→ **Source material**
— Start —
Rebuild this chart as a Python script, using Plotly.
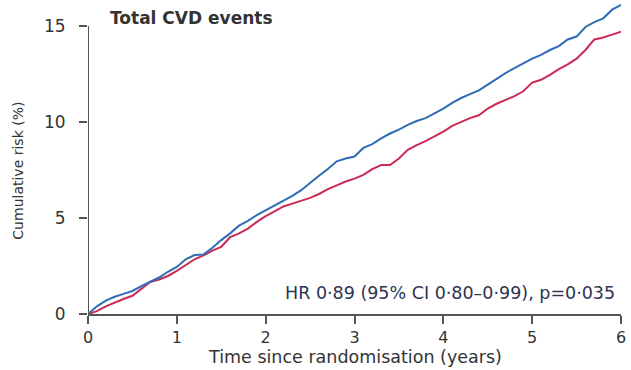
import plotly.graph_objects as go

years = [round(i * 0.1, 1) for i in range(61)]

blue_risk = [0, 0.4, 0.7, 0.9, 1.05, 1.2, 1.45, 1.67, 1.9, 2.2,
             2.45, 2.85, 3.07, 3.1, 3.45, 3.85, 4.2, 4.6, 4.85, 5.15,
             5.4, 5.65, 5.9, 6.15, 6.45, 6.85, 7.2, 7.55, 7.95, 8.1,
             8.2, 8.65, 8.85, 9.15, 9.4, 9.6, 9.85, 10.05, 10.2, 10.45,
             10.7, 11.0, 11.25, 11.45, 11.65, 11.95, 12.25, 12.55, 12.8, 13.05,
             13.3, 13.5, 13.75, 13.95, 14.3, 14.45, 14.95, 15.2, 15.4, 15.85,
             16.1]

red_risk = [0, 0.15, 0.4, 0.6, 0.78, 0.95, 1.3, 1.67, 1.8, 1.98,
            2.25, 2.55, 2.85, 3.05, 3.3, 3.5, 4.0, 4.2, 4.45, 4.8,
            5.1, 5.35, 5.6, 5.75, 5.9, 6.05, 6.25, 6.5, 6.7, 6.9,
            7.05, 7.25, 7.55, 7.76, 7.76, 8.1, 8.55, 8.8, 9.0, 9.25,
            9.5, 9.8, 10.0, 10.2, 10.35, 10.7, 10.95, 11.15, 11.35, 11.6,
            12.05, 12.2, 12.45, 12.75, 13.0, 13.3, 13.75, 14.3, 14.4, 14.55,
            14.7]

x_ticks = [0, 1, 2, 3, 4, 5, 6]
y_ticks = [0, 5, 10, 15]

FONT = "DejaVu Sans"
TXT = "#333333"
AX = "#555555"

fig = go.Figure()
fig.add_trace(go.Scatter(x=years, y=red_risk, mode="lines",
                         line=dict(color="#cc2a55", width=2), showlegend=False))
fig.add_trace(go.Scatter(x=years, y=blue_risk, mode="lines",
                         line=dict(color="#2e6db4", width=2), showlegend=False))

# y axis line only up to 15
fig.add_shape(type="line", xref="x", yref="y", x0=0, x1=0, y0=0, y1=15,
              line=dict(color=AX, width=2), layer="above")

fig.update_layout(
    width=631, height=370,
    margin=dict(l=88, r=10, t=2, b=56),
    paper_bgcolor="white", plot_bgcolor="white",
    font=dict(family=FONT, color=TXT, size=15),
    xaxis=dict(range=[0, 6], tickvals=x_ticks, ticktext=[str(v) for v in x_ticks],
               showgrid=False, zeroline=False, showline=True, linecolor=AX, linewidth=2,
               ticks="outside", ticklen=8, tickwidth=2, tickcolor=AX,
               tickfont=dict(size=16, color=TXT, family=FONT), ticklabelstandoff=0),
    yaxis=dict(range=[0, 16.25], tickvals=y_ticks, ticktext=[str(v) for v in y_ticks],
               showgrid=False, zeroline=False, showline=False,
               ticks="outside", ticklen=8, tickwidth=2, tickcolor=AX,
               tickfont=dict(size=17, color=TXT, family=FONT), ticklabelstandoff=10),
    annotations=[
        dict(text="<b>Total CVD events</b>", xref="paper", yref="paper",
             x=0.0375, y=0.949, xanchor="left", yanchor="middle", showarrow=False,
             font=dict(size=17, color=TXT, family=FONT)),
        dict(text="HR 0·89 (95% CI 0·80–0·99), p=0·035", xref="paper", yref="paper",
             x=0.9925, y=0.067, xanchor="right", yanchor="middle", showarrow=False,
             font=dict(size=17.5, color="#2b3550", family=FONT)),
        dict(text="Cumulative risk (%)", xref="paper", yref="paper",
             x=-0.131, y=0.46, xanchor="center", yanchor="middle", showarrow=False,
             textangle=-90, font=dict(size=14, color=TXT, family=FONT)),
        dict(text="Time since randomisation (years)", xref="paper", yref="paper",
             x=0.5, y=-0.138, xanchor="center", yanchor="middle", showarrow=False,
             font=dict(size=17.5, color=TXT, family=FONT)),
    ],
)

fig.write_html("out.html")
— End —
— Start —
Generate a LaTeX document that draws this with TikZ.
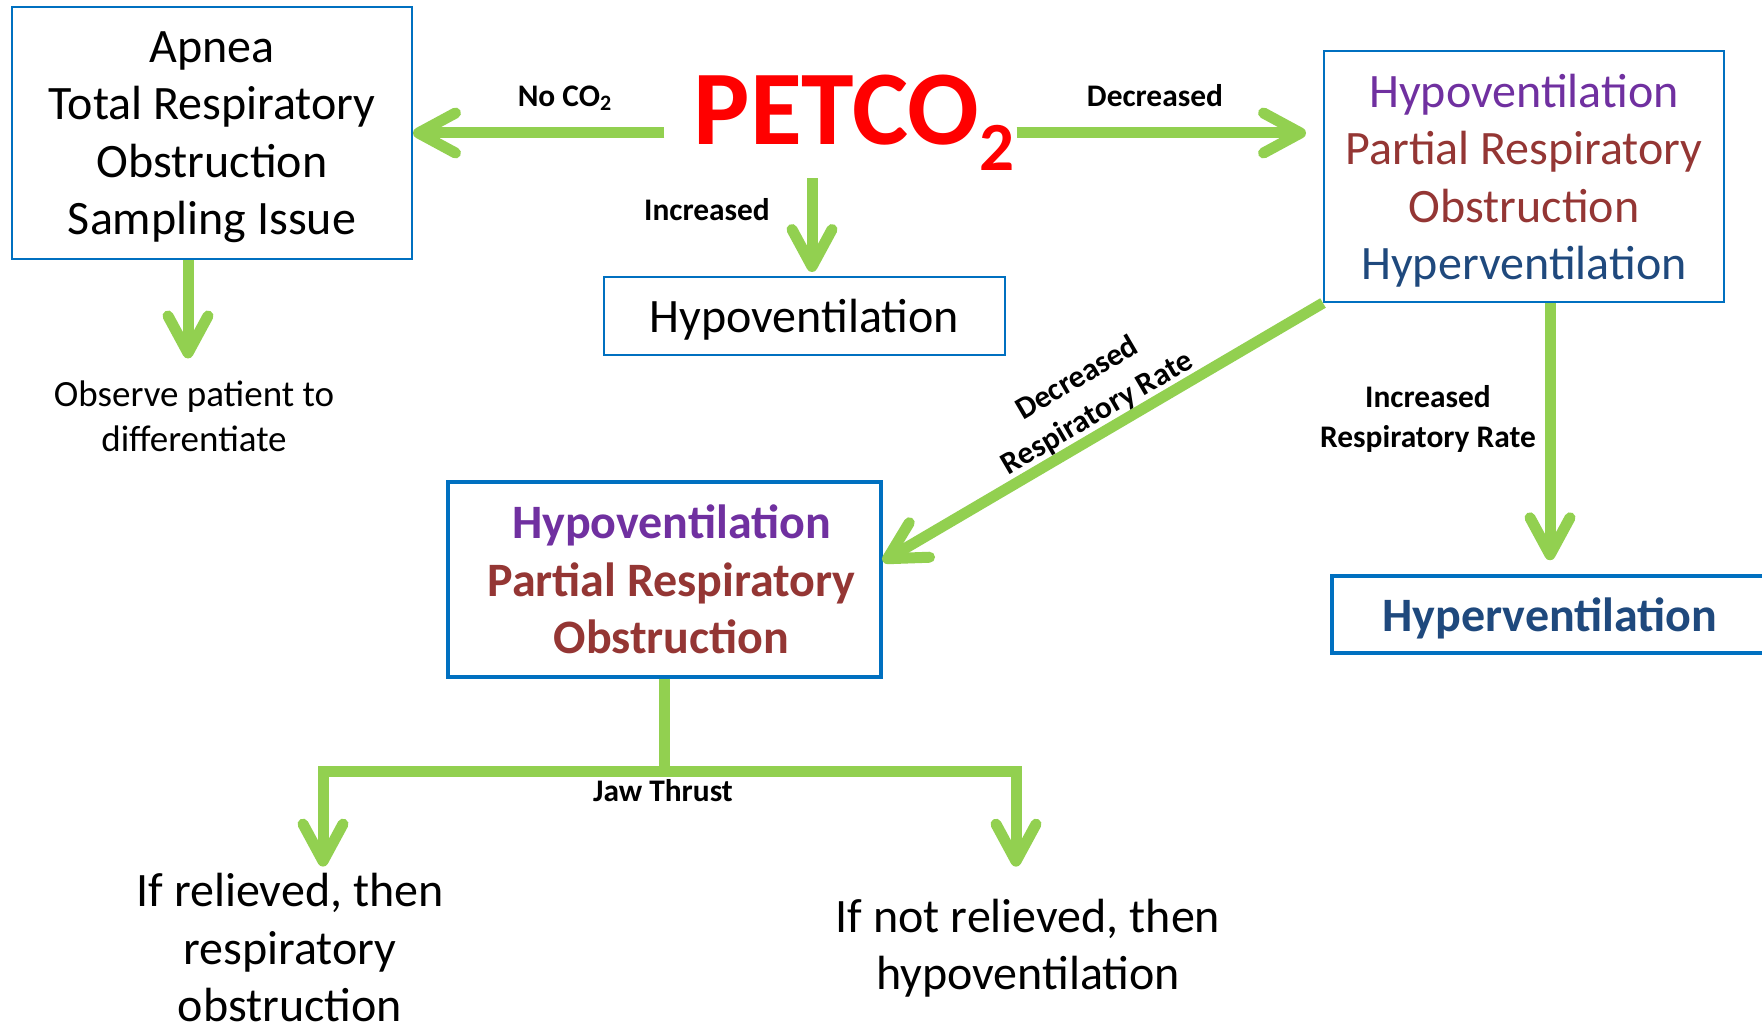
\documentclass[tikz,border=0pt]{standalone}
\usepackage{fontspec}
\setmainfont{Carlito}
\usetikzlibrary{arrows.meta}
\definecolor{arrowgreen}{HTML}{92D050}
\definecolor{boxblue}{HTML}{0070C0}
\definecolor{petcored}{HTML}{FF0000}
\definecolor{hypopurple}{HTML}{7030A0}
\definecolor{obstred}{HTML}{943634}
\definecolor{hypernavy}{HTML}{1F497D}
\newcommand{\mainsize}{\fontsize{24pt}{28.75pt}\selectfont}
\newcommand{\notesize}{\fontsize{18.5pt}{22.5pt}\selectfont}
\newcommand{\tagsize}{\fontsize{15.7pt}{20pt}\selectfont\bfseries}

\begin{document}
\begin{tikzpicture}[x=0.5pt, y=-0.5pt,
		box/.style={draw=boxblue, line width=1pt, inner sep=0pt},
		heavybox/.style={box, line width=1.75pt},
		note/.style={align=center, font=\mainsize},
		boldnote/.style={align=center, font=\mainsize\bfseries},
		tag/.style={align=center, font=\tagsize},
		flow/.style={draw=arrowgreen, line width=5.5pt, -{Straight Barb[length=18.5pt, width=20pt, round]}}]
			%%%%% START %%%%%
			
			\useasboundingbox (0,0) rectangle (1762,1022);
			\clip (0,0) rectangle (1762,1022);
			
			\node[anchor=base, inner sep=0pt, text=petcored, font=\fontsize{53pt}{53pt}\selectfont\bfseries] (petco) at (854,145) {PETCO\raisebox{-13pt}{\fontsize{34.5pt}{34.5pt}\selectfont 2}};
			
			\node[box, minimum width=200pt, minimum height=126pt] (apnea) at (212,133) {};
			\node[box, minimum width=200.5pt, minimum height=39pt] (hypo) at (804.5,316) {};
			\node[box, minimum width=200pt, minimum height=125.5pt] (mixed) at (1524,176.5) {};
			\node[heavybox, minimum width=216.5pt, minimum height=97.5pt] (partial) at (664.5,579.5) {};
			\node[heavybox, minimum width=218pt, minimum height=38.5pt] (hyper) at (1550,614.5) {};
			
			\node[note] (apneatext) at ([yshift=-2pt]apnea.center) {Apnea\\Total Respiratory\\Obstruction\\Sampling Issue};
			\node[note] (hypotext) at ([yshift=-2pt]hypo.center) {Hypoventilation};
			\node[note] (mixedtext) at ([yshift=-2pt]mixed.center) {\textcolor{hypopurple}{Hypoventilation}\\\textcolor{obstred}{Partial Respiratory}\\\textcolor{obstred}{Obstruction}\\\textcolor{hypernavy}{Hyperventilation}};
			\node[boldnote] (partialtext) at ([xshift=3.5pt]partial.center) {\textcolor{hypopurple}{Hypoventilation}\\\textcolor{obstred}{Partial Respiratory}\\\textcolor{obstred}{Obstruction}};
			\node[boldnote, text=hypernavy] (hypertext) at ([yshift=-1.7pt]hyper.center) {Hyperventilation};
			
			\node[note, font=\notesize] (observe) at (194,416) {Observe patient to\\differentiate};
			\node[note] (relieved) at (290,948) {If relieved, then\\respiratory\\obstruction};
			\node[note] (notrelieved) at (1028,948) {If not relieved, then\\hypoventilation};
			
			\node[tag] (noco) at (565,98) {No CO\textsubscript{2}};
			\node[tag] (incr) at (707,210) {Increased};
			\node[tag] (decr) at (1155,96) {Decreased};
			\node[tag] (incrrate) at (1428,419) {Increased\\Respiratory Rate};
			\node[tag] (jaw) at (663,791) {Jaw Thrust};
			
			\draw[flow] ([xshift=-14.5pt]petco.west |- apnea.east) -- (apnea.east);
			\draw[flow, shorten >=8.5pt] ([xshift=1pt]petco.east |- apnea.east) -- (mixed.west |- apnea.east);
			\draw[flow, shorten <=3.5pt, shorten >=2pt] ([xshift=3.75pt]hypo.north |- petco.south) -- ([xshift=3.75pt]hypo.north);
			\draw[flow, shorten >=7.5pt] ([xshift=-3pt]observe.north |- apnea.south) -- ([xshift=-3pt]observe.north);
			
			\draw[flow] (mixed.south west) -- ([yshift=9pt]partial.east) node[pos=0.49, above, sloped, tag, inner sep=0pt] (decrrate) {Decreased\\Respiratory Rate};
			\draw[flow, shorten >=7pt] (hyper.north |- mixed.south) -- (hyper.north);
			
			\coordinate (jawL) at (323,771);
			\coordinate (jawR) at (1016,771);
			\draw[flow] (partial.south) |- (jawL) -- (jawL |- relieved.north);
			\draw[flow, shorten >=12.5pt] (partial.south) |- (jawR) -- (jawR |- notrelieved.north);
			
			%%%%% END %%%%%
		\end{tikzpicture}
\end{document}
— End —
→ **Task statement**
Make an exact copy of the lines from the one that contains "Rebuild this chart" through the one that contains "years = [round(i", both included, and no other lines. Pictures are skipped.

→ **The response**
Rebuild this chart as a Python script, using Plotly.
import plotly.graph_objects as go

years = [round(i * 0.1, 1) for i in range(61)]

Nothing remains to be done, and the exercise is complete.